Covering a conflict is something to be done on tipotoes, admitting what we do not undersant. A priest reminded me that we, journalists, if not writing from Nairobi (or Rome) leave the Congo at some point. However, our stories remain and they can contribute to exacerbating tentions. I believe it is true. The risk is even more real when “ethnicity” is involved.
In this part of the Congo where I am, there are hundreds of armed groups, an incredbile amount of languages and cultures, an ancient history of land sharing and conflict over land, colonialism and poverty, external interference and exploitation. The facts are difficult to verify, as it happens always in wars. The reliability of sources as well, and logistics drains energy. You can’t do anything else than tell what you see and hear. Listen to as many voices as possible, leaving it to others to divide the world into the good and bad ones.

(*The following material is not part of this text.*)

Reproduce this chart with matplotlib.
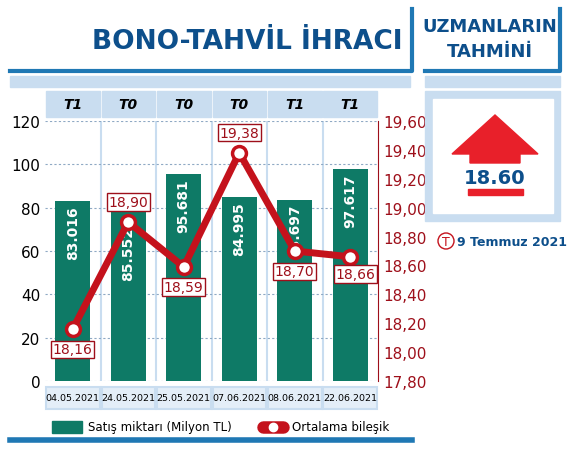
import matplotlib.pyplot as plt
from matplotlib.patches import Rectangle, Polygon
from matplotlib.lines import Line2D

dates = ['04.05.2021', '24.05.2021', '25.05.2021', '07.06.2021', '08.06.2021', '22.06.2021']
terms = ['T1', 'T0', 'T0', 'T0', 'T1', 'T1']
sales = [83.016, 85.552, 95.681, 84.995, 83.697, 97.617]
rates = [18.16, 18.90, 18.59, 19.38, 18.70, 18.66]
left_ticks = [0, 20, 40, 60, 80, 100, 120]
right_ticks = [17.80, 18.00, 18.20, 18.40, 18.60, 18.80, 19.00, 19.20, 19.40, 19.60]
forecast = '18.60'
forecast_date = '9 Temmuz 2021'

GREEN = '#0e7a66'
RED = '#c4121c'
DARKRED = '#9e0f1a'
BLUE = '#0d4f8b'
LINE_BLUE = '#1f78b4'
LIGHT = '#c9ddf0'
PALE = '#e4eef8'

W, H = 569, 452
fig = plt.figure(figsize=(W / 100, H / 100), dpi=100)
fig.patch.set_facecolor('white')


def fx(px):
    return px / W


def fy(py):
    return 1 - py / H


def frect(x0, y0, x1, y1, **kw):
    fig.patches.append(Rectangle((fx(x0), fy(y1)), fx(x1 - x0), (y1 - y0) / H,
                                 transform=fig.transFigure, **kw))


def fline(xs, ys, **kw):
    fig.lines.append(Line2D([fx(x) for x in xs], [fy(y) for y in ys],
                            transform=fig.transFigure, **kw))


# header decorations
fline([10, 412, 412], [72, 72, 10], color=LINE_BLUE, lw=3)
fline([425, 560, 560], [72, 72, 10], color=LINE_BLUE, lw=3)
frect(10, 77, 410, 88, color=LIGHT)
frect(425, 77, 560, 88, color=LIGHT)
fig.text(fx(403), fy(42), 'BONO-TAHVİL İHRACI', ha='right', va='center',
         fontsize=19, color=BLUE, weight='bold')
fig.text(fx(490), fy(27), 'UZMANLARIN', ha='center', va='center', fontsize=13,
         color=BLUE, weight='bold')
fig.text(fx(490), fy(52), 'TAHMİNİ', ha='center', va='center', fontsize=13,
         color=BLUE, weight='bold')
fline([10, 412], [441, 441], color=LINE_BLUE, lw=4)

# forecast panel
frect(425, 92, 560, 222, color=LIGHT)
frect(433, 100, 553, 214, color='white')
arrow = [(495, 116), (538, 155), (520, 155), (520, 164), (470, 164), (470, 155), (452, 155)]
fig.patches.append(Polygon([(fx(x), fy(y)) for x, y in arrow], closed=True,
                           color='#e8202a', transform=fig.transFigure))
fig.text(fx(495), fy(178), forecast, ha='center', va='center', fontsize=14,
         color=BLUE, weight='bold')
frect(468, 190, 523, 196, color='#e8202a')
fig.text(fx(446), fy(242), 'T', ha='center', va='center', fontsize=9, color=RED,
         bbox=dict(boxstyle='circle,pad=0.12', fc='white', ec=RED, lw=1))
fig.text(fx(457), fy(242), forecast_date, ha='left', va='center', fontsize=9,
         color=BLUE, weight='bold')

# chart
ax = fig.add_axes([fx(45), fy(382), fx(378 - 45), (382 - 122) / H])
ax.set_xlim(-0.5, len(dates) - 0.5)
ax.set_ylim(0, 120)
for i in range(len(dates)):
    frect(45 + i * 55.5 + 1, 92, 45 + (i + 1) * 55.5 - 1, 118, color=LIGHT, zorder=0)
    frect(45 + i * 55.5 + 1, 388, 45 + (i + 1) * 55.5 - 1, 410, color=PALE,
          ec=LIGHT, lw=1.5, zorder=0)
    fig.text(fx(45 + (i + 0.5) * 55.5), fy(105), terms[i], ha='center', va='center',
             fontsize=10, weight='bold', style='italic')
    fig.text(fx(45 + (i + 0.5) * 55.5), fy(399), dates[i], ha='center', va='center',
             fontsize=6.8)
for i in range(1, len(dates)):
    ax.axvline(i - 0.5, color=LIGHT, lw=1.5, zorder=0)

ax.bar(range(len(dates)), sales, width=0.63, color=GREEN, zorder=2)
label_gap = [2, 14, 2, 2, 2, 2]
for i, v in enumerate(sales):
    ax.text(i, v - label_gap[i], f'{v:.3f}', rotation=90, ha='center', va='top',
            color='white', fontsize=10, weight='bold', zorder=3)
for t in left_ticks:
    ax.axhline(t, color='#8fa9c4', lw=0.8, ls=(0, (2, 2)), zorder=1)
ax.set_yticks(left_ticks)
ax.set_xticks([])
ax.tick_params(axis='y', length=0, labelsize=11)
for s in ax.spines.values():
    s.set_visible(False)

ax2 = ax.twinx()
ax2.set_ylim(17.80, 19.60)
ax2.set_yticks(right_ticks)
ax2.set_yticklabels([f'{t:.2f}'.replace('.', ',') for t in right_ticks])
ax2.tick_params(axis='y', colors=DARKRED, labelsize=11, length=0)
for s in ['top', 'left', 'bottom']:
    ax2.spines[s].set_visible(False)
ax2.spines['right'].set_color(DARKRED)
ax2.plot(range(len(dates)), rates, color=RED, lw=5, marker='o', ms=10,
         mfc='white', mec=RED, mew=2.5, zorder=4)
offsets = [-0.14, 0.14, -0.14, 0.14, -0.14, -0.12]
for i, v in enumerate(rates):
    ax2.text(i + (0.1 if i == 5 else 0), v + offsets[i], f'{v:.2f}'.replace('.', ','),
             ha='center', va='center', color=DARKRED, fontsize=10, zorder=5,
             bbox=dict(boxstyle='square,pad=0.12', fc='white', ec=DARKRED, lw=1))

# legend
frect(52, 422, 82, 434, color=GREEN)
fig.text(fx(88), fy(428), 'Satış miktarı (Milyon TL)', ha='left', va='center', fontsize=8.5)
fig.lines.append(Line2D([fx(263), fx(283)], [fy(428)] * 2, transform=fig.transFigure,
                        color=RED, lw=9, solid_capstyle='round'))
fig.lines.append(Line2D([fx(273)], [fy(428)], transform=fig.transFigure, marker='o',
                        ms=6, mfc='white', mec='white'))
fig.text(fx(292), fy(428), 'Ortalama bileşik', ha='left', va='center', fontsize=8.5)

fig.savefig('out.png', dpi=100)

What is sure is that people are dying, suffering, fleeing their homes. We tell the lights and the shadows, and we ask the questions also to those on the wrong side, and with them we share pieces of life as well.
Yet, before and during this reportage, I realized that our profession is often confused with a sort of political activism, which selects the sources based on who is on the right side. “If you want to help the Congo you have to” (some mostly non-Congolese people told me) … you have to tell the story in this way, listen to this and not give the benefit of the doubt to this other, that it is an ethnic group rather than another, an NGO or a local cooperative, the Church, the refugees, the UN, a politician or a multinational. For a journalist, helping Congo – and every country at war – means moving as in a china shop, in a chorus of voices where every story counts. The only activism for us is to denounce the horrors of war and do our best, with our inevitable personal vision, to denounce those who commit them with facts, admitting, first of all, what we do not know or do not understand.